This repository contains analysis code and documentation for Olink NPX proteomics analyses in pediatric Long COVID and related UK Biobank validation analyses.
The project focuses on identifying proteins associated with Long COVID subgroups, evaluating robustness to covariate adjustment, and comparing pediatric findings with adult UK Biobank proteomics results where possible.
This repository is under active development.
The pediatric proteomics analysis scripts include differential protein regression, age/sex sensitivity analyses, covariate diagnostics, and downstream protein-protein interaction analysis.
The UK Biobank component is partially implemented using slef reported symptom based cohort definition but ICD10 code based diagnosis cohort is temporarily blocked because the UK Biobank Research Analysis Platform (RAP) is currently unavailable. Once RAP access is restored, the UKB extraction, cohort definition, and regression scripts will be rechecked and rerun.
proteomics_npx_analysis/
├── data/
│ └── metadata/ # Field IDs and metadata notes
├── docs/ # Analysis notes and interpretation documents
├── scripts/
│ ├── config/ # Configuration files
│ ├── pediatric/ # Pediatric proteomics analysis scripts
│ ├── downstream/ # Downstream interpretation, including PPI
│ └── ukbb/ # UK Biobank RAP workflow scripts
├── LICENSE
└── README.md
The pediatric analysis evaluates protein-level associations across Long COVID subgroups using regression-based models.
Current scripts include:
scripts/pediatric/pediatric_proteomics_regression.py
scripts/pediatric/pediatric_subtype_regression.py
scripts/pediatric/pediatric_subtype_covariate_diagnostics.py
These scripts support:
- protein-wise regression analyses
- subgroup comparisons with healthy cohort
- age and sex sensitivity analyses
- covariate diagnostics
- summary tables for interpretation
Two proteins (TNFRSF11B and CCL2) reached nominal significance in the subtype comparison only after adjustment for age and sex. To characterize this discrepancy, a diagnostic analysis was run to understand whether the gain in significance reflects confounding, suppression, or improved precision.

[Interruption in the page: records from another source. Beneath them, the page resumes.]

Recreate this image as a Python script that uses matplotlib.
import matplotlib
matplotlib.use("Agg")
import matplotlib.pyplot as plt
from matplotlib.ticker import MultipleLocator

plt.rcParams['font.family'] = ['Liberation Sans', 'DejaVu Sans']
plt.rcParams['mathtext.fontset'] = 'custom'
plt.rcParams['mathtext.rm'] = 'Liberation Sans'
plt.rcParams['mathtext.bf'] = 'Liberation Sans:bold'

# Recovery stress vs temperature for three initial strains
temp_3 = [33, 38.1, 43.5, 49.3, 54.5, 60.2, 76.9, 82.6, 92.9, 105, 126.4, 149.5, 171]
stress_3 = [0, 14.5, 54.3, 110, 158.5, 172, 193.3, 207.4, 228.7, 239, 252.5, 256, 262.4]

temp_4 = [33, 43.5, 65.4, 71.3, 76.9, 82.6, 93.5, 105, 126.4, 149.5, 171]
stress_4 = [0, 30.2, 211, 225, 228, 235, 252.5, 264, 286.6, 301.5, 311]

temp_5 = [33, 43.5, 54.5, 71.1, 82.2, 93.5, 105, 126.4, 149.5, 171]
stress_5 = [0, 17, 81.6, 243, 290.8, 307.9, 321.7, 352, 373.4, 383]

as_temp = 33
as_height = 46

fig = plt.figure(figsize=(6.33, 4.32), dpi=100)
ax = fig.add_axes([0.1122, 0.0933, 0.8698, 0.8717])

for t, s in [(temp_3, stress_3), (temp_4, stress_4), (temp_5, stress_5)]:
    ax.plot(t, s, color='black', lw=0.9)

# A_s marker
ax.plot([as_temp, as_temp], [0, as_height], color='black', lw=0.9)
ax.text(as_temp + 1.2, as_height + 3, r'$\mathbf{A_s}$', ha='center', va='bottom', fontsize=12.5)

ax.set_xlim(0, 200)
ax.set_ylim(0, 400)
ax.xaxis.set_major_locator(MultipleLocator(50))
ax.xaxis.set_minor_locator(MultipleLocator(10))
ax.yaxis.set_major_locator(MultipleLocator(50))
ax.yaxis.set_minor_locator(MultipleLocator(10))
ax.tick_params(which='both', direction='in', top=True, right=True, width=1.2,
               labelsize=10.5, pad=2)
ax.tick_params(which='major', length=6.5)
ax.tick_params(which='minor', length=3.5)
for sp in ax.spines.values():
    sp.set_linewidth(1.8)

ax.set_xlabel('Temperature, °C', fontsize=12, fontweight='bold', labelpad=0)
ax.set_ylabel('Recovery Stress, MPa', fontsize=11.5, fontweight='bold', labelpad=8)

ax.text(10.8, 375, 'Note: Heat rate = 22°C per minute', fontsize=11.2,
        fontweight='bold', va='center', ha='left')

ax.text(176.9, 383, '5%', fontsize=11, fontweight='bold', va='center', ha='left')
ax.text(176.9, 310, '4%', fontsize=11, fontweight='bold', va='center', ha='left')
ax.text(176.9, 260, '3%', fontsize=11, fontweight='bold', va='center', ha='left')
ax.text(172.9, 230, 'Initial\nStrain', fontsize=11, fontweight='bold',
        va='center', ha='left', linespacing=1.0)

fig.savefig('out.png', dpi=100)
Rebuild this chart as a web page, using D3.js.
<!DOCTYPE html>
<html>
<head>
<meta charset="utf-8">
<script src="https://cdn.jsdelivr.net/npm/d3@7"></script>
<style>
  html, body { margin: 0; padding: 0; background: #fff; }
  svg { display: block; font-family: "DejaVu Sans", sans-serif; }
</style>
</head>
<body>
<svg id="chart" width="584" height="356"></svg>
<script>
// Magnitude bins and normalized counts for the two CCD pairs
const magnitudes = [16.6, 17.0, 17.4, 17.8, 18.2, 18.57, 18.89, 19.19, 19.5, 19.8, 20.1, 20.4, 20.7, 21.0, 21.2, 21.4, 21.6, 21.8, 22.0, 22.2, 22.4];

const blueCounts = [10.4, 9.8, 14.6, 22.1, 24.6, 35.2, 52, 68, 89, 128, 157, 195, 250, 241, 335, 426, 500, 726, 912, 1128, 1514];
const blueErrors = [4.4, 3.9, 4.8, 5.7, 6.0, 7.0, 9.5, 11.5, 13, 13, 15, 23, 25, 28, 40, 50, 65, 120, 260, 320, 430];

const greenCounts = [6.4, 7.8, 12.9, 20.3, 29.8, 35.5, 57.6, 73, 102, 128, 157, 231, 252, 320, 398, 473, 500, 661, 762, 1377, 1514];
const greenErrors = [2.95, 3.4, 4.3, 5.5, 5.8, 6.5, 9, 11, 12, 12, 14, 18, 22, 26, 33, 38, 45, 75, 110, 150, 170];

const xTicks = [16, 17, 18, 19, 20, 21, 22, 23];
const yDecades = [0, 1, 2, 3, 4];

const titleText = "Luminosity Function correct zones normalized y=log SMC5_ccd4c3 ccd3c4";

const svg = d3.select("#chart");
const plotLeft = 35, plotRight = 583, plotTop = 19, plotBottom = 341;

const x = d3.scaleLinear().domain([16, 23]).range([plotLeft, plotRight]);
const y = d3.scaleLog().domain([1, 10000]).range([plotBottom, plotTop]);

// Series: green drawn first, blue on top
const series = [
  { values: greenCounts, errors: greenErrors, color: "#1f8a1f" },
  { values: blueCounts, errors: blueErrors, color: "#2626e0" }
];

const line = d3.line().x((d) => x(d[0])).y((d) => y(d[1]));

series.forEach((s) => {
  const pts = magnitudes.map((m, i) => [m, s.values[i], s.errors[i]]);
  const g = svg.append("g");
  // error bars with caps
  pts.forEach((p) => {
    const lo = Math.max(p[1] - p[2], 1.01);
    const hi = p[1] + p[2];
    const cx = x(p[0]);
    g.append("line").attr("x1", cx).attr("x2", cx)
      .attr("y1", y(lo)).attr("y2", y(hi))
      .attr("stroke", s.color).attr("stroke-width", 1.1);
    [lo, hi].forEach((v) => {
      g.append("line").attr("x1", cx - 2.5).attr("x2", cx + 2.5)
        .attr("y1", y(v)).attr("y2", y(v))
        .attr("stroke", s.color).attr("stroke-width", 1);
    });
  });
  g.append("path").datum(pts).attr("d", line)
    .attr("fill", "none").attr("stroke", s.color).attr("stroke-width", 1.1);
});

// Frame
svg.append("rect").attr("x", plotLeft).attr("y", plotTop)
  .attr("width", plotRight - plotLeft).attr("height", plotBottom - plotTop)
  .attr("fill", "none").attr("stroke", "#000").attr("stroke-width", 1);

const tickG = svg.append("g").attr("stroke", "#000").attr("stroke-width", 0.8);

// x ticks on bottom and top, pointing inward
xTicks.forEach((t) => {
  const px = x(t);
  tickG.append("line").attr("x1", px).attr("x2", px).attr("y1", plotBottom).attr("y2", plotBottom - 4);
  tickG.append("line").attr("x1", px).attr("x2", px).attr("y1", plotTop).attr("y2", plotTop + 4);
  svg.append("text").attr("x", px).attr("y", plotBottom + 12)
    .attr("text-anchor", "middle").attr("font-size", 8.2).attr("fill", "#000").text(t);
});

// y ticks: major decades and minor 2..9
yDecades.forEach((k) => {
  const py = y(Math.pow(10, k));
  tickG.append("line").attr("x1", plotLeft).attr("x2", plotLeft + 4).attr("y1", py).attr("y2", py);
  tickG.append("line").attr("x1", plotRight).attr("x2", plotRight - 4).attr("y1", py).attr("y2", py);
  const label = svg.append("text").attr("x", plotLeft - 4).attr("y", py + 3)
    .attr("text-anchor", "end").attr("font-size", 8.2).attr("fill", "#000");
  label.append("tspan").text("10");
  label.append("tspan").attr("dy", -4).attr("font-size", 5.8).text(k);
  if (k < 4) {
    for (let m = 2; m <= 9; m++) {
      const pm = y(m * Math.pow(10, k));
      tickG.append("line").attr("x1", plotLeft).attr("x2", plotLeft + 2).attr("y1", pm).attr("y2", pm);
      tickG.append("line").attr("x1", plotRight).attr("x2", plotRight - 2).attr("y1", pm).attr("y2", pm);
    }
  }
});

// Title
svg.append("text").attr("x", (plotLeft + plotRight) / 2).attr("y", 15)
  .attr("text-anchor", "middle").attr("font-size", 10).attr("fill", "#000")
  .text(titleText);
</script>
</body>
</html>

The UK Biobank component is designed to define adult Long COVID-related groups and compare adult Olink proteomics signals with pediatric findings.
Current UKB workflow scripts include:
scripts/ukbb/00_list_fields.sh
scripts/ukbb/01_extract_olink_participants.sh
scripts/ukbb/02_build_field_lists.sh
scripts/ukbb/03_generate_sql.sh
scripts/ukbb/04_merge_pheno_olink.py
scripts/ukbb/05_define_groups.py
scripts/ukbb/06_run_logistic_regression.py
Planned UKB workflow:
field selection → phenotype/Olink extraction → phenotype-proteomics merge → group definition → logistic regression → pediatric comparison
Note: UK Biobank RAP is currently down, so this part of the workflow is pending rerun and validation.
Downstream scripts are used to interpret significant or prioritized proteins through protein-protein interaction analysis and network visualization.
scripts/downstream/ppi_analysis.py
scripts/downstream/ppi_network_plots.py
These analyses are intended to help evaluate whether prioritized proteins cluster into biologically interpretable pathways or interaction networks.
The exact command-line workflow is still being finalized.
For now, scripts are organized by analysis stage:
# Pediatric regression
python scripts/pediatric/pediatric_proteomics_regression.py
# Pediatric subtype regression
python scripts/pediatric/pediatric_subtype_regression.py
# Pediatric covariate diagnostics
python scripts/pediatric/pediatric_subtype_covariate_diagnostics.py
# Downstream PPI analysis
python scripts/downstream/ppi_analysis.py
python scripts/downstream/ppi_network_plots.py
A future update should add a single driver script or documented workflow that runs the analysis end to end.
Generated outputs are expected to include:
results/
├── tables/
├── figures/
├── diagnostics/
└── ppi/
Large result files and intermediate outputs are not committed by default.
- Pediatric analyses are based on a smaller cohort and should be interpreted cautiously.
- Some models may be sensitive to covariate adjustment because of limited sample size.
- UK Biobank analyses require RAP access and are currently pending rerun because RAP is unavailable.
- Protein identifiers and Olink panel naming conventions may require normalization before cross-cohort comparison.
This project is released under the MIT License.